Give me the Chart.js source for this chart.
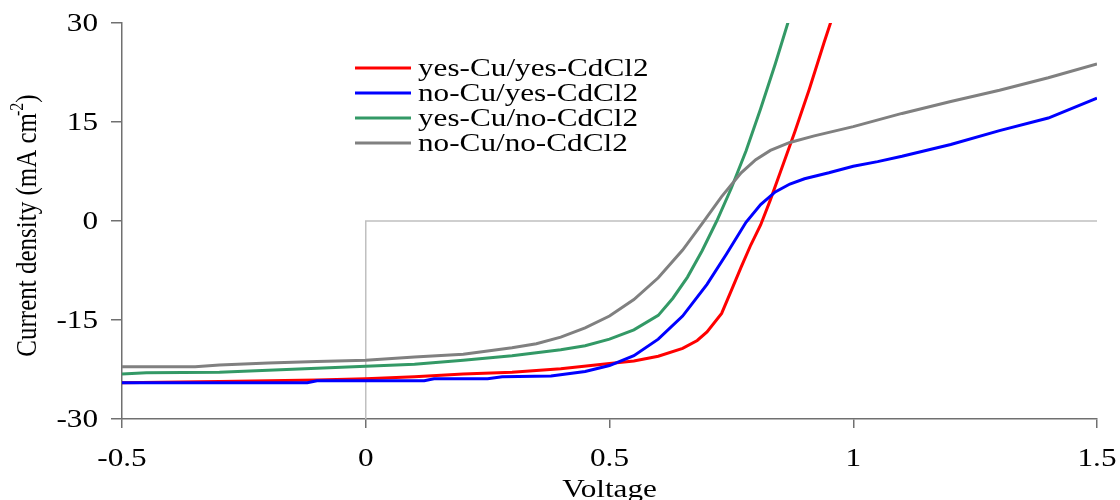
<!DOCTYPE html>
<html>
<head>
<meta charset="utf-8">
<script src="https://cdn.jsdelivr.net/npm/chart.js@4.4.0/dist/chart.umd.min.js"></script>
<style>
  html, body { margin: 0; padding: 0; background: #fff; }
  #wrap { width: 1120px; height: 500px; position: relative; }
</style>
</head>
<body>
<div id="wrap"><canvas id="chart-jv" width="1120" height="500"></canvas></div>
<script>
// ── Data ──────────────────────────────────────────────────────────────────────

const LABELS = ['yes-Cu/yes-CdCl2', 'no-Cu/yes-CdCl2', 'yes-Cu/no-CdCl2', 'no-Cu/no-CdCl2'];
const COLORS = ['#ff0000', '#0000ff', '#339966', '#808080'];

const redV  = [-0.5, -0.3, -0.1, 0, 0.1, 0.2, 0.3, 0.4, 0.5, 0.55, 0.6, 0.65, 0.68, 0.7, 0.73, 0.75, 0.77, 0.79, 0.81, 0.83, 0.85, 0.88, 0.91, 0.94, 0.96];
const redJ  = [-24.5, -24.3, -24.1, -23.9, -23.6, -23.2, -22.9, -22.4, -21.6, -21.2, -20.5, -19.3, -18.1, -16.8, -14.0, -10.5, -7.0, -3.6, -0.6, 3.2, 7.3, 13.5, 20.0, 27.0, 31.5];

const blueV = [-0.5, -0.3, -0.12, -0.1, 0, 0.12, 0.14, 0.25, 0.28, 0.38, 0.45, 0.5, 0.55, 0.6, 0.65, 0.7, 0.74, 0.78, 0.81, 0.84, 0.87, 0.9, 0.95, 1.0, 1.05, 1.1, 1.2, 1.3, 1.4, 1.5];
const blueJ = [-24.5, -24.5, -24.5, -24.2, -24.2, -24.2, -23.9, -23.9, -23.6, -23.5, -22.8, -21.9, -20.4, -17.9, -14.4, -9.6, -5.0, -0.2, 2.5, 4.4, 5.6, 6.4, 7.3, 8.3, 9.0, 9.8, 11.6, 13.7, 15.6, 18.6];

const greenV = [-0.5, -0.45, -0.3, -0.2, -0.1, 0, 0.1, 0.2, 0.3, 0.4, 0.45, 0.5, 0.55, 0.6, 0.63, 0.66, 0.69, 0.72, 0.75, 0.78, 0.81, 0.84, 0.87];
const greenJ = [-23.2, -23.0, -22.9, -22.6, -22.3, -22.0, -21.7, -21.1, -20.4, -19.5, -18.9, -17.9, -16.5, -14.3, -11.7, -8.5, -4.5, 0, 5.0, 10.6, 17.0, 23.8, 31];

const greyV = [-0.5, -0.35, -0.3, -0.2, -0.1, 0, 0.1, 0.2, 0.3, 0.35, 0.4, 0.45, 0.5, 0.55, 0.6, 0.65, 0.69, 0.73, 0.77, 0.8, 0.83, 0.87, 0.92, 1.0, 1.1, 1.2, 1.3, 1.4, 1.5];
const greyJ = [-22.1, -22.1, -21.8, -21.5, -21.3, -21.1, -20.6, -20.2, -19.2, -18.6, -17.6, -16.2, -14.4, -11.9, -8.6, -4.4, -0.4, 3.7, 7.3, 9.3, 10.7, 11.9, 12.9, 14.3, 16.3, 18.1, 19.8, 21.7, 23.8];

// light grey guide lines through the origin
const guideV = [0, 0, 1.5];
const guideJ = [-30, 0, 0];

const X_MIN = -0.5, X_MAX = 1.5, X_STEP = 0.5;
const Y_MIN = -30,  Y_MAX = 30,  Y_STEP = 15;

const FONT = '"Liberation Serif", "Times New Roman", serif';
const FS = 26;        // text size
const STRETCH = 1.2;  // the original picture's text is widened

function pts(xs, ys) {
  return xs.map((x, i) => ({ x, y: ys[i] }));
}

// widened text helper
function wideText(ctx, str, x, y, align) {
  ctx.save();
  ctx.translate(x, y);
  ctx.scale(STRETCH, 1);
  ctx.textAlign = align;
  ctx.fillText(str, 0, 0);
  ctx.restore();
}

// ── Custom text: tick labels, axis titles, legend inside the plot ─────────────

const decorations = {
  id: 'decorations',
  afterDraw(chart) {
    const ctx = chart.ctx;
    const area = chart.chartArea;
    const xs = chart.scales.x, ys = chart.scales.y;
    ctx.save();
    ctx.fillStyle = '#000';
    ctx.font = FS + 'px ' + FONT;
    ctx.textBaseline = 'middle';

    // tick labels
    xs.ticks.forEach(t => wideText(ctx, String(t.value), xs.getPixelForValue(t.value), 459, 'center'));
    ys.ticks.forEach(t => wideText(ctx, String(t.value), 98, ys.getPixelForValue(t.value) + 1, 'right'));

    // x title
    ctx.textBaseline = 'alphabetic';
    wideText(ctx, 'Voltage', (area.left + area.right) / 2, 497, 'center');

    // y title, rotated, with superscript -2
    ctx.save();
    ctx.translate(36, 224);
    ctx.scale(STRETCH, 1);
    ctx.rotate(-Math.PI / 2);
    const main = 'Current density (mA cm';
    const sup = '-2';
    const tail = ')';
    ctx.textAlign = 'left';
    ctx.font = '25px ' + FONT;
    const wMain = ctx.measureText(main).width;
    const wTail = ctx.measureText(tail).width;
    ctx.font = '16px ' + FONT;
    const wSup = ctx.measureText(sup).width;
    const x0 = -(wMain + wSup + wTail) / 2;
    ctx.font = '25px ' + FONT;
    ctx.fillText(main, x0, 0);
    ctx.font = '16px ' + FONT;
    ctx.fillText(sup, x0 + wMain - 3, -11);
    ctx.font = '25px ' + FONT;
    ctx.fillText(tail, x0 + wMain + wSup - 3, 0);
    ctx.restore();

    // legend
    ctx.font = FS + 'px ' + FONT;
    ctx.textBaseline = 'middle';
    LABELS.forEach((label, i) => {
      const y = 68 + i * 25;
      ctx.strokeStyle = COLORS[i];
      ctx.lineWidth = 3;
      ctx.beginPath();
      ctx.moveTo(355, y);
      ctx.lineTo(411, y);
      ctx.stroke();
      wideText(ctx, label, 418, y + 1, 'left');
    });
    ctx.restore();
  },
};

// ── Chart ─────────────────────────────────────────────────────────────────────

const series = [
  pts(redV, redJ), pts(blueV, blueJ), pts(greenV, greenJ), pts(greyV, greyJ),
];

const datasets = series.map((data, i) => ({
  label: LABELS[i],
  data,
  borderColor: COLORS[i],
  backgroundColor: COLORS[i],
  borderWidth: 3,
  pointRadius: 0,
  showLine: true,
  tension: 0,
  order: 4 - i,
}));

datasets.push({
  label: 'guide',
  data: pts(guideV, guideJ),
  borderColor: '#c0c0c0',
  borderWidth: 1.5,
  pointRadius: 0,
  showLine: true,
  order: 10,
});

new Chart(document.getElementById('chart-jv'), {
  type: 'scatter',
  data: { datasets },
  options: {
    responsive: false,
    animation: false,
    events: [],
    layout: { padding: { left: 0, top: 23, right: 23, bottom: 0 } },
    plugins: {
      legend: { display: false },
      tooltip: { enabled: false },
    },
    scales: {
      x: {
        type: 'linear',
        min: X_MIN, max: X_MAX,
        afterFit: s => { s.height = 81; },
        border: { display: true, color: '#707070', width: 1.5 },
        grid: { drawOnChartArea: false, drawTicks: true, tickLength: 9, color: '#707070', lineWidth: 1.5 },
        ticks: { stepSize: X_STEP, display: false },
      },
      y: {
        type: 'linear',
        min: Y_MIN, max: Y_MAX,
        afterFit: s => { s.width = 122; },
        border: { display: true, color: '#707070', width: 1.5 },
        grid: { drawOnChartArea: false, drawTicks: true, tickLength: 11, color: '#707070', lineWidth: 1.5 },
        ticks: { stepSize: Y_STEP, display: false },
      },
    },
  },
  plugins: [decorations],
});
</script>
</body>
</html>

The problem
Reproduce the material above in full and without alteration, but skip all pictures.

Solution for this exercise
Give me the Chart.js source for this chart.
<!DOCTYPE html>
<html>
<head>
<meta charset="utf-8">
<script src="https://cdn.jsdelivr.net/npm/chart.js@4.4.0/dist/chart.umd.min.js"></script>
<style>
  html, body { margin: 0; padding: 0; background: #fff; }
  #wrap { width: 1120px; height: 500px; position: relative; }
</style>
</head>
<body>
<div id="wrap"><canvas id="chart-jv" width="1120" height="500"></canvas></div>
<script>
// ── Data ──────────────────────────────────────────────────────────────────────

const LABELS = ['yes-Cu/yes-CdCl2', 'no-Cu/yes-CdCl2', 'yes-Cu/no-CdCl2', 'no-Cu/no-CdCl2'];
const COLORS = ['#ff0000', '#0000ff', '#339966', '#808080'];

const redV  = [-0.5, -0.3, -0.1, 0, 0.1, 0.2, 0.3, 0.4, 0.5, 0.55, 0.6, 0.65, 0.68, 0.7, 0.73, 0.75, 0.77, 0.79, 0.81, 0.83, 0.85, 0.88, 0.91, 0.94, 0.96];
const redJ  = [-24.5, -24.3, -24.1, -23.9, -23.6, -23.2, -22.9, -22.4, -21.6, -21.2, -20.5, -19.3, -18.1, -16.8, -14.0, -10.5, -7.0, -3.6, -0.6, 3.2, 7.3, 13.5, 20.0, 27.0, 31.5];

const blueV = [-0.5, -0.3, -0.12, -0.1, 0, 0.12, 0.14, 0.25, 0.28, 0.38, 0.45, 0.5, 0.55, 0.6, 0.65, 0.7, 0.74, 0.78, 0.81, 0.84, 0.87, 0.9, 0.95, 1.0, 1.05, 1.1, 1.2, 1.3, 1.4, 1.5];
const blueJ = [-24.5, -24.5, -24.5, -24.2, -24.2, -24.2, -23.9, -23.9, -23.6, -23.5, -22.8, -21.9, -20.4, -17.9, -14.4, -9.6, -5.0, -0.2, 2.5, 4.4, 5.6, 6.4, 7.3, 8.3, 9.0, 9.8, 11.6, 13.7, 15.6, 18.6];

const greenV = [-0.5, -0.45, -0.3, -0.2, -0.1, 0, 0.1, 0.2, 0.3, 0.4, 0.45, 0.5, 0.55, 0.6, 0.63, 0.66, 0.69, 0.72, 0.75, 0.78, 0.81, 0.84, 0.87];
const greenJ = [-23.2, -23.0, -22.9, -22.6, -22.3, -22.0, -21.7, -21.1, -20.4, -19.5, -18.9, -17.9, -16.5, -14.3, -11.7, -8.5, -4.5, 0, 5.0, 10.6, 17.0, 23.8, 31];

const greyV = [-0.5, -0.35, -0.3, -0.2, -0.1, 0, 0.1, 0.2, 0.3, 0.35, 0.4, 0.45, 0.5, 0.55, 0.6, 0.65, 0.69, 0.73, 0.77, 0.8, 0.83, 0.87, 0.92, 1.0, 1.1, 1.2, 1.3, 1.4, 1.5];
const greyJ = [-22.1, -22.1, -21.8, -21.5, -21.3, -21.1, -20.6, -20.2, -19.2, -18.6, -17.6, -16.2, -14.4, -11.9, -8.6, -4.4, -0.4, 3.7, 7.3, 9.3, 10.7, 11.9, 12.9, 14.3, 16.3, 18.1, 19.8, 21.7, 23.8];

// light grey guide lines through the origin
const guideV = [0, 0, 1.5];
const guideJ = [-30, 0, 0];

const X_MIN = -0.5, X_MAX = 1.5, X_STEP = 0.5;
const Y_MIN = -30,  Y_MAX = 30,  Y_STEP = 15;

const FONT = '"Liberation Serif", "Times New Roman", serif';
const FS = 26;        // text size
const STRETCH = 1.2;  // the original picture's text is widened

function pts(xs, ys) {
  return xs.map((x, i) => ({ x, y: ys[i] }));
}

// widened text helper
function wideText(ctx, str, x, y, align) {
  ctx.save();
  ctx.translate(x, y);
  ctx.scale(STRETCH, 1);
  ctx.textAlign = align;
  ctx.fillText(str, 0, 0);
  ctx.restore();
}

// ── Custom text: tick labels, axis titles, legend inside the plot ─────────────

const decorations = {
  id: 'decorations',
  afterDraw(chart) {
    const ctx = chart.ctx;
    const area = chart.chartArea;
    const xs = chart.scales.x, ys = chart.scales.y;
    ctx.save();
    ctx.fillStyle = '#000';
    ctx.font = FS + 'px ' + FONT;
    ctx.textBaseline = 'middle';

    // tick labels
    xs.ticks.forEach(t => wideText(ctx, String(t.value), xs.getPixelForValue(t.value), 459, 'center'));
    ys.ticks.forEach(t => wideText(ctx, String(t.value), 98, ys.getPixelForValue(t.value) + 1, 'right'));

    // x title
    ctx.textBaseline = 'alphabetic';
    wideText(ctx, 'Voltage', (area.left + area.right) / 2, 497, 'center');

    // y title, rotated, with superscript -2
    ctx.save();
    ctx.translate(36, 224);
    ctx.scale(STRETCH, 1);
    ctx.rotate(-Math.PI / 2);
    const main = 'Current density (mA cm';
    const sup = '-2';
    const tail = ')';
    ctx.textAlign = 'left';
    ctx.font = '25px ' + FONT;
    const wMain = ctx.measureText(main).width;
    const wTail = ctx.measureText(tail).width;
    ctx.font = '16px ' + FONT;
    const wSup = ctx.measureText(sup).width;
    const x0 = -(wMain + wSup + wTail) / 2;
    ctx.font = '25px ' + FONT;
    ctx.fillText(main, x0, 0);
    ctx.font = '16px ' + FONT;
    ctx.fillText(sup, x0 + wMain - 3, -11);
    ctx.font = '25px ' + FONT;
    ctx.fillText(tail, x0 + wMain + wSup - 3, 0);
    ctx.restore();

    // legend
    ctx.font = FS + 'px ' + FONT;
    ctx.textBaseline = 'middle';
    LABELS.forEach((label, i) => {
      const y = 68 + i * 25;
      ctx.strokeStyle = COLORS[i];
      ctx.lineWidth = 3;
      ctx.beginPath();
      ctx.moveTo(355, y);
      ctx.lineTo(411, y);
      ctx.stroke();
      wideText(ctx, label, 418, y + 1, 'left');
    });
    ctx.restore();
  },
};

// ── Chart ─────────────────────────────────────────────────────────────────────

const series = [
  pts(redV, redJ), pts(blueV, blueJ), pts(greenV, greenJ), pts(greyV, greyJ),
];

const datasets = series.map((data, i) => ({
  label: LABELS[i],
  data,
  borderColor: COLORS[i],
  backgroundColor: COLORS[i],
  borderWidth: 3,
  pointRadius: 0,
  showLine: true,
  tension: 0,
  order: 4 - i,
}));

datasets.push({
  label: 'guide',
  data: pts(guideV, guideJ),
  borderColor: '#c0c0c0',
  borderWidth: 1.5,
  pointRadius: 0,
  showLine: true,
  order: 10,
});

new Chart(document.getElementById('chart-jv'), {
  type: 'scatter',
  data: { datasets },
  options: {
    responsive: false,
    animation: false,
    events: [],
    layout: { padding: { left: 0, top: 23, right: 23, bottom: 0 } },
    plugins: {
      legend: { display: false },
      tooltip: { enabled: false },
    },
    scales: {
      x: {
        type: 'linear',
        min: X_MIN, max: X_MAX,
        afterFit: s => { s.height = 81; },
        border: { display: true, color: '#707070', width: 1.5 },
        grid: { drawOnChartArea: false, drawTicks: true, tickLength: 9, color: '#707070', lineWidth: 1.5 },
        ticks: { stepSize: X_STEP, display: false },
      },
      y: {
        type: 'linear',
        min: Y_MIN, max: Y_MAX,
        afterFit: s => { s.width = 122; },
        border: { display: true, color: '#707070', width: 1.5 },
        grid: { drawOnChartArea: false, drawTicks: true, tickLength: 11, color: '#707070', lineWidth: 1.5 },
        ticks: { stepSize: Y_STEP, display: false },
      },
    },
  },
  plugins: [decorations],
});
</script>
</body>
</html>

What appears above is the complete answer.